1. Field of the Disclosure
The present invention relates in general to absorbing vibration and impacts during down hole drilling and, in particular, to a system, method and apparatus for protecting measurement while drilling devices.
2. Description of the Related Art
In the oil and gas industry, there is always a need to make down hole electronic devices more reliable. Down hole electronic devices that are used while drilling operate at high levels of both vibration and temperature. These environmental factors cause down hole electronic devices to fail at a much higher rate than surface devices. Any failure of a down hole electronic device is costly since drilling operations typically must be stopped and the down hole tools must be removed from the hole. Such operations can require a few hours to a few days, and can cost thousands or hundreds of thousands of dollars. Accordingly, any device that reduces the frequency at which down hole failures occur is desirable.
Most down hole electronic devices are operated with some means (e.g., a snubber) of isolating them from the shock and vibration that is present in a drilling situation. Devices such as snubbers provide some levels of shock and vibration protection. However, conventional devices are limited by one or more of the following constraints: their size must be relatively small, all elements of the device must be able to withstand temperatures of at least 150 degrees C., and the device must not expose the system to any additional risk (e.g., the increased movement of the device must not add to the tendency for wire harnesses break prematurely).

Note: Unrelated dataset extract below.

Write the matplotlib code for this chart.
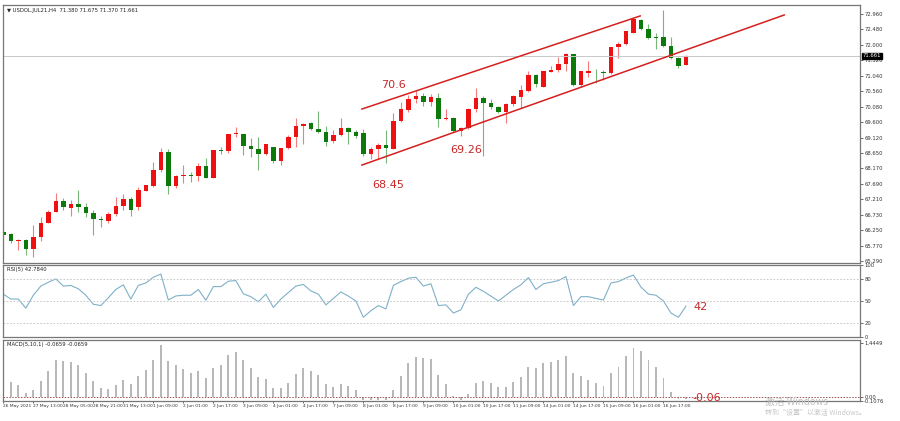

Measurement while drilling (MWD) devices are designed to work in conditions of high vibration and temperature, and also within a very high flow rate of an abrasive slurry called drilling mud. Because of this, every external part of the system has a finite life span. The wearing out of and replacement of these elements is a significant contributor to the material cost of operating MWD systems. Larger parts of the expensive materials needed for such operations are more costly. In order for an operator to be competitive in the marketplace, it is imperative that the MWD tools be no larger than they need to be. Moreover, many MWD operators employ systems based on an industry-standard vibration absorber or snubber. See, e.g., http://www.aps-tech.com/products/vibration/mwd-vibration-isolators.php. Thus, it is desirable for new or improved designs to fit within the size constraints imposed by that design.
The temperature requirement is significant because the majority of compliant plastic materials (polyurethane, for example) start to lose their mechanical properties at 100 degrees C. This means that some preferred means of absorbing shock and vibration are disqualified.
The need for the device to avoid introducing additional risk is fairly self-evident. The device cannot damage the functionality of the MWD system in the event that it should fail. The device must be “fail safe” such that no damaging or costly system failure occurs. Thus, continued improvements in MWD shock and vibration dampening are desirable.